Depression and Chronic pain

While chronic pain and depression are conditions that may occur together, their relationship to one another is not always obvious and is often overlooked. Depression can be overlooked because the health care provider, the patient and the family may be focusing on the pain disorder. At times, the patient’s level of disability may be attributed solely to pain. Because there is such a close relationship between depression and chronic pain, they have been referred to as “mutually maintaining” conditions. This is because the presence of both depression and chronic pain can increase the symptom severity of either condition. Pain is depressing, and depression causes and intensifies pain. People with chronic pain have three times the average risk of developing psychiatric symptoms — usually mood or anxiety disorders — and depressed patients have three times the average risk of developing chronic pain.

One disorder that has been shown to occur with depression is fibromyalgia.
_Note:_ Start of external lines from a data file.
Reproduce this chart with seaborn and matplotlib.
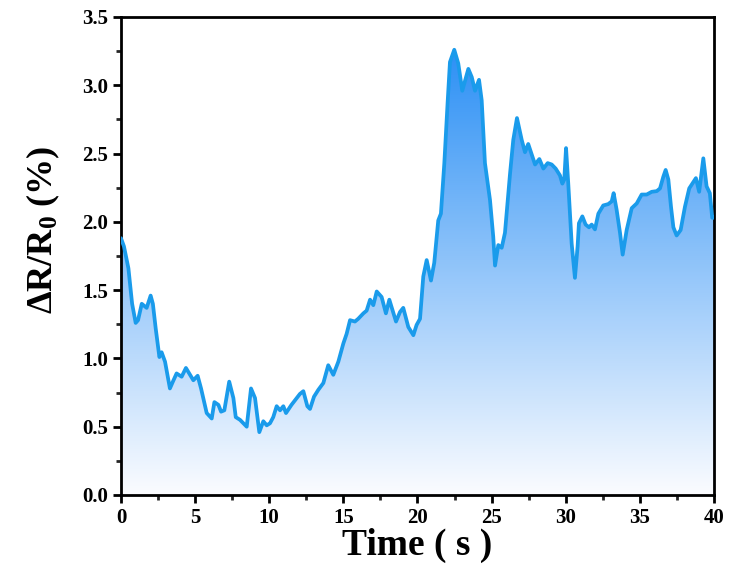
import numpy as np
import pandas as pd
import matplotlib
matplotlib.use("Agg")
import matplotlib.pyplot as plt
from matplotlib.colors import LinearSegmentedColormap
from matplotlib.ticker import MultipleLocator
import seaborn as sns

# Relative resistance change over time
time_s = [0.0, 0.2, 0.5, 0.75, 0.99, 1.15, 1.4, 1.73, 2.0, 2.15, 2.34, 2.59, 2.74, 2.97,
          3.3, 3.5, 3.75, 4.09, 4.38, 4.6, 4.88, 5.17, 5.4, 5.78, 6.12, 6.3, 6.57, 6.75,
          6.97, 7.3, 7.58, 7.74, 8.03, 8.25, 8.48, 8.77, 9.04, 9.33, 9.6, 9.83, 10.05,
          10.27, 10.5, 10.73, 10.95, 11.13, 11.5, 12.07, 12.3, 12.57, 12.75, 13.02, 13.31,
          13.65, 13.98, 14.32, 14.66, 15.0, 15.22, 15.45, 15.78, 16.0, 16.35, 16.57, 16.8,
          17.02, 17.25, 17.58, 17.87, 18.1, 18.55, 18.82, 19.04, 19.38, 19.72, 19.94,
          20.17, 20.39, 20.62, 20.91, 21.13, 21.4, 21.58, 21.81, 22.03, 22.19, 22.48,
          22.75, 23.02, 23.43, 23.66, 23.88, 24.15, 24.33, 24.55, 24.89, 25.11, 25.23,
          25.45, 25.68, 25.9, 26.24, 26.46, 26.71, 27.03, 27.25, 27.47, 27.93, 28.22,
          28.49, 28.78, 29.05, 29.32, 29.61, 29.77, 29.9, 30.02, 30.17, 30.4, 30.62,
          30.8, 30.89, 31.12, 31.34, 31.57, 31.75, 31.97, 32.2, 32.53, 32.87, 33.1,
          33.23, 33.43, 33.66, 33.84, 34.11, 34.45, 34.79, 35.12, 35.46, 35.8, 36.14,
          36.36, 36.58, 36.74, 36.92, 37.1, 37.26, 37.48, 37.75, 38.04, 38.33, 38.6,
          38.78, 39.0, 39.28, 39.5, 39.72, 39.88, 40.0]
delta_r = [1.88, 1.82, 1.66, 1.40, 1.26, 1.28, 1.40, 1.37, 1.46, 1.40, 1.22, 1.01, 1.045, 0.976,
           0.78, 0.83, 0.89, 0.866, 0.93, 0.89, 0.84, 0.873, 0.78, 0.60, 0.56, 0.68, 0.66, 0.61,
           0.62, 0.83, 0.71, 0.57, 0.55, 0.525, 0.50, 0.78, 0.71, 0.46, 0.54, 0.51, 0.525,
           0.57, 0.65, 0.62, 0.65, 0.60, 0.66, 0.74, 0.76, 0.65, 0.63, 0.72, 0.77,
           0.82, 0.95, 0.88, 0.976, 1.11, 1.18, 1.28, 1.27, 1.29, 1.33, 1.35, 1.43,
           1.39, 1.49, 1.45, 1.33, 1.43, 1.27, 1.34, 1.37, 1.23, 1.17, 1.245,
           1.29, 1.60, 1.72, 1.57, 1.70, 2.01, 2.06, 2.43, 2.87, 3.17, 3.26,
           3.16, 2.96, 3.12, 3.06, 2.96, 3.04, 2.89, 2.43, 2.16, 1.89, 1.68,
           1.83, 1.81, 1.92, 2.35, 2.60, 2.76, 2.60, 2.51, 2.57, 2.42, 2.46,
           2.39, 2.43, 2.42, 2.39, 2.34, 2.28, 2.31, 2.54, 2.28, 1.84, 1.59,
           1.82, 1.99, 2.04, 1.98, 1.96, 1.98, 1.945, 2.06, 2.12, 2.13, 2.15,
           2.21, 2.09, 1.92, 1.76, 1.94, 2.10, 2.135, 2.20, 2.20, 2.22, 2.225,
           2.245, 2.33, 2.38, 2.31, 2.11, 1.96, 1.90, 1.94, 2.11, 2.245, 2.29,
           2.32, 2.22, 2.465, 2.26, 2.21, 2.03, 2.03]

x_ticks = [0, 5, 10, 15, 20, 25, 30, 35, 40]
y_ticks = [0.0, 0.5, 1.0, 1.5, 2.0, 2.5, 3.0, 3.5]

df = pd.DataFrame({"Time": time_s, "dR": delta_r})

sns.set_style("ticks")
plt.rcParams["font.family"] = ["Liberation Serif", "DejaVu Serif"]
plt.rcParams["font.weight"] = "bold"
plt.rcParams["text.color"] = "black"
plt.rcParams["axes.labelcolor"] = "black"
plt.rcParams["mathtext.fontset"] = "custom"
plt.rcParams["mathtext.rm"] = "Liberation Serif:bold"
plt.rcParams["mathtext.bf"] = "Liberation Serif:bold"
plt.rcParams["mathtext.default"] = "rm"

fig = plt.figure(figsize=(7.32, 5.88), dpi=100)
ax = fig.add_axes([0.1653, 0.1582, 0.8101, 0.8129])

line_color = "#1a9beb"
sns.lineplot(data=df, x="Time", y="dR", ax=ax, color=line_color, lw=2.7,
             solid_joinstyle="round", zorder=3)

# Gradient fill under the curve
poly = ax.fill_between(df["Time"], df["dR"], 0, color="none", lw=0)
cmap = LinearSegmentedColormap.from_list("fade", ["#fbfcff", "#2c90f5"])
ymax = max(delta_r)
grad = np.linspace(0, 1, 256).reshape(-1, 1)
img = ax.imshow(grad, cmap=cmap, aspect="auto", origin="lower",
                extent=[0, 40, 0, ymax], zorder=2)
img.set_clip_path(poly.get_paths()[0], transform=ax.transData)

ax.set_xlim(0, 40)
ax.set_ylim(0, 3.5)
ax.set_xticks(x_ticks)
ax.set_yticks(y_ticks)
ax.set_xticklabels([str(t) for t in x_ticks])
ax.set_yticklabels([f"{t:.1f}" for t in y_ticks])
ax.xaxis.set_minor_locator(MultipleLocator(2.5))
ax.yaxis.set_minor_locator(MultipleLocator(0.25))

for s in ax.spines.values():
    s.set_visible(True)
    s.set_linewidth(2.0)
    s.set_color("black")

ax.tick_params(axis="both", which="major", direction="out", length=6, width=2.0,
               labelsize=15, colors="black", top=False, right=False)
ax.tick_params(axis="both", which="minor", direction="out", length=3.5, width=2.0,
               top=False, right=False)
for lab in ax.get_xticklabels() + ax.get_yticklabels():
    lab.set_fontweight("bold")

ax.set_xlabel("Time ( s )", fontsize=27, fontweight="bold", color="black")
ax.set_ylabel(r"$\Delta$R/R$_0$ (%)", fontsize=26, fontweight="bold", color="black")
ax.xaxis.set_label_coords(0.5, -0.069)
ax.yaxis.set_label_coords(-0.1, 0.555)

fig.savefig("out.png", dpi=100)
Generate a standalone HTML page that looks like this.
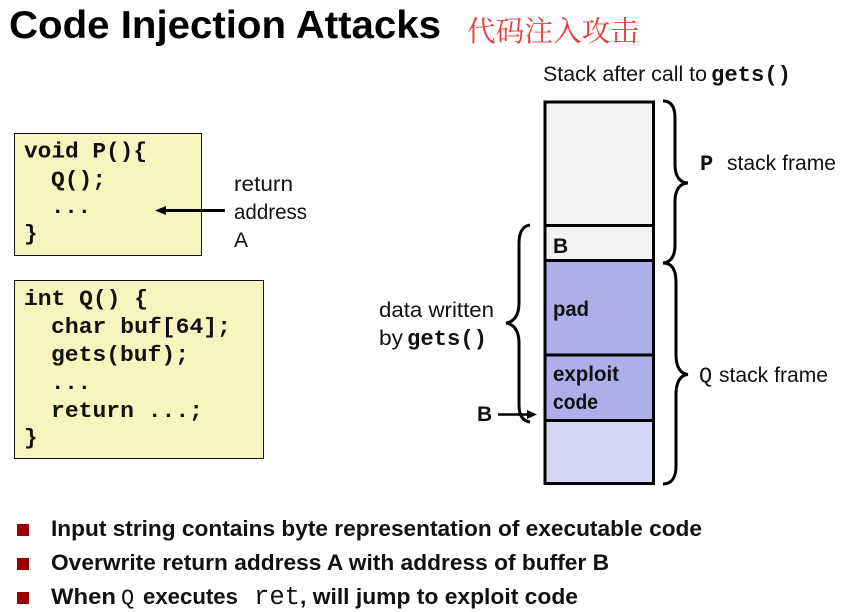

Fibromyalgia causes chronic, widespread muscle pain, tiredness, and multiple tender points—places on the body that hurt in response to light pressure. People with fibromyalgia are more likely to have depression and other mental illnesses than the general population. Studies have shown that depression and fibromyalgia share risk factors and treatments.

Almost every drug used in psychiatry can also serve as a pain medication. Relieving anxiety, fatigue, depression, or insomnia with mood stabilizers, benzodiazepines, or anticonvulsants will also ease any related pain. The most versatile of all psychiatric drugs, the antidepressants have an analgesic effect that may be at least partly independent of their effect on depression since it seems to occur at a lower dose.